◆ **What you have to do**
Leave the pictures out. Return all other data exactly.

:: Given information

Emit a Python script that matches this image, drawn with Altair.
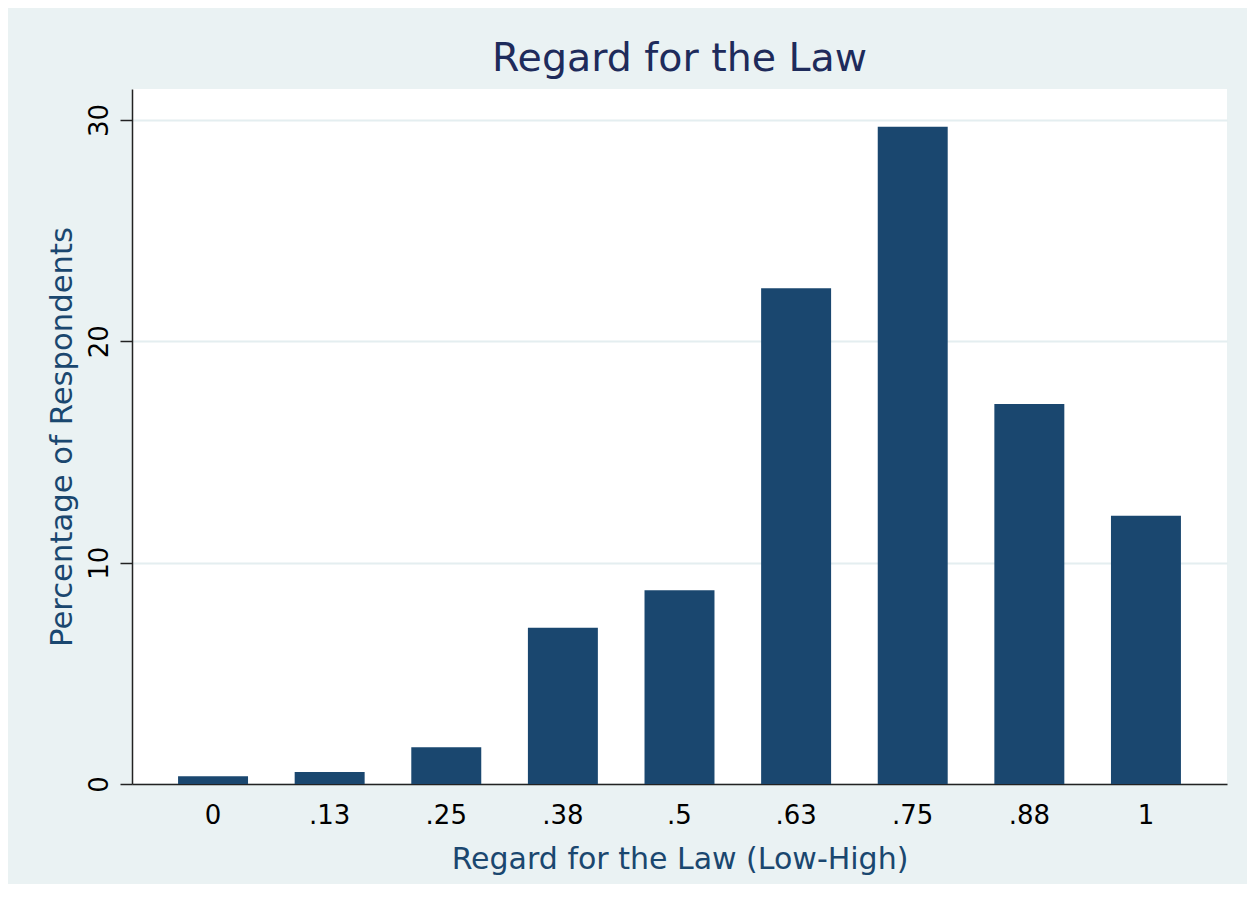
import altair as alt
import pandas as pd

categories = ["0", ".13", ".25", ".38", ".5", ".63", ".75", ".88", "1"]
percentages = [0.35, 0.54, 1.66, 7.06, 8.75, 22.40, 29.70, 17.17, 12.12]
y_ticks = [0, 10, 20, 30]

df = pd.DataFrame({"level": categories, "pct": percentages})

FONT = "DejaVu Sans"
BG = "#EAF2F3"
NAVY = "#1A476F"

chart = (
    alt.Chart(df)
    .mark_bar(color=NAVY)
    .encode(
        x=alt.X(
            "level:N",
            sort=categories,
            scale=alt.Scale(paddingInner=0.4, paddingOuter=0.395),
            axis=alt.Axis(
                title="Regard for the Law (Low-High)",
                labelAngle=0,
                ticks=False,
                labelPadding=18,
                labelFontSize=26,
                labelColor="#000000",
                labelFont=FONT,
                titleFont=FONT,
                titleFontSize=30,
                titleFontWeight="normal",
                titleColor=NAVY,
                titlePadding=16,
                domainColor="#222222",
                domainWidth=1.5,
                grid=False,
            ),
        ),
        y=alt.Y(
            "pct:Q",
            scale=alt.Scale(domain=[0, 31.4], nice=False, zero=True),
            axis=alt.Axis(
                title="Percentage of Respondents",
                values=y_ticks,
                labelAngle=270,
                tickSize=12,
                tickColor="#222222",
                tickWidth=1.5,
                labelPadding=8,
                labelFontSize=26,
                labelColor="#000000",
                labelFont=FONT,
                titleFont=FONT,
                titleFontSize=30.7,
                titleFontWeight="normal",
                titleColor=NAVY,
                titlePadding=9,
                domainColor="#222222",
                domainWidth=1.5,
                grid=True,
                gridColor="#E4EEF0",
                gridWidth=2,
            ),
        ),
    )
    .properties(
        width=1095,
        height=695,
        title=alt.TitleParams(
            "Regard for the Law",
            font=FONT,
            fontSize=39.5,
            fontWeight="normal",
            color="#1E2B5B",
            anchor="middle",
            offset=10,
        ),
        background=BG,
        padding={"left": 124, "top": 81, "right": 20, "bottom": 100},
        autosize=alt.AutoSizeParams(type="none"),
    )
    .configure_view(fill="white", stroke=None)
)

chart.save("out.html", embed_options={"renderer": "svg", "actions": False})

::::

◆ **Solution to this problem**
Emit a Python script that matches this image, drawn with Altair.
import altair as alt
import pandas as pd

categories = ["0", ".13", ".25", ".38", ".5", ".63", ".75", ".88", "1"]
percentages = [0.35, 0.54, 1.66, 7.06, 8.75, 22.40, 29.70, 17.17, 12.12]
y_ticks = [0, 10, 20, 30]

df = pd.DataFrame({"level": categories, "pct": percentages})

FONT = "DejaVu Sans"
BG = "#EAF2F3"
NAVY = "#1A476F"

chart = (
    alt.Chart(df)
    .mark_bar(color=NAVY)
    .encode(
        x=alt.X(
            "level:N",
            sort=categories,
            scale=alt.Scale(paddingInner=0.4, paddingOuter=0.395),
            axis=alt.Axis(
                title="Regard for the Law (Low-High)",
                labelAngle=0,
                ticks=False,
                labelPadding=18,
                labelFontSize=26,
                labelColor="#000000",
                labelFont=FONT,
                titleFont=FONT,
                titleFontSize=30,
                titleFontWeight="normal",
                titleColor=NAVY,
                titlePadding=16,
                domainColor="#222222",
                domainWidth=1.5,
                grid=False,
            ),
        ),
        y=alt.Y(
            "pct:Q",
            scale=alt.Scale(domain=[0, 31.4], nice=False, zero=True),
            axis=alt.Axis(
                title="Percentage of Respondents",
                values=y_ticks,
                labelAngle=270,
                tickSize=12,
                tickColor="#222222",
                tickWidth=1.5,
                labelPadding=8,
                labelFontSize=26,
                labelColor="#000000",
                labelFont=FONT,
                titleFont=FONT,
                titleFontSize=30.7,
                titleFontWeight="normal",
                titleColor=NAVY,
                titlePadding=9,
                domainColor="#222222",
                domainWidth=1.5,
                grid=True,
                gridColor="#E4EEF0",
                gridWidth=2,
            ),
        ),
    )
    .properties(
        width=1095,
        height=695,
        title=alt.TitleParams(
            "Regard for the Law",
            font=FONT,
            fontSize=39.5,
            fontWeight="normal",
            color="#1E2B5B",
            anchor="middle",
            offset=10,
        ),
        background=BG,
        padding={"left": 124, "top": 81, "right": 20, "bottom": 100},
        autosize=alt.AutoSizeParams(type="none"),
    )
    .configure_view(fill="white", stroke=None)
)

chart.save("out.html", embed_options={"renderer": "svg", "actions": False})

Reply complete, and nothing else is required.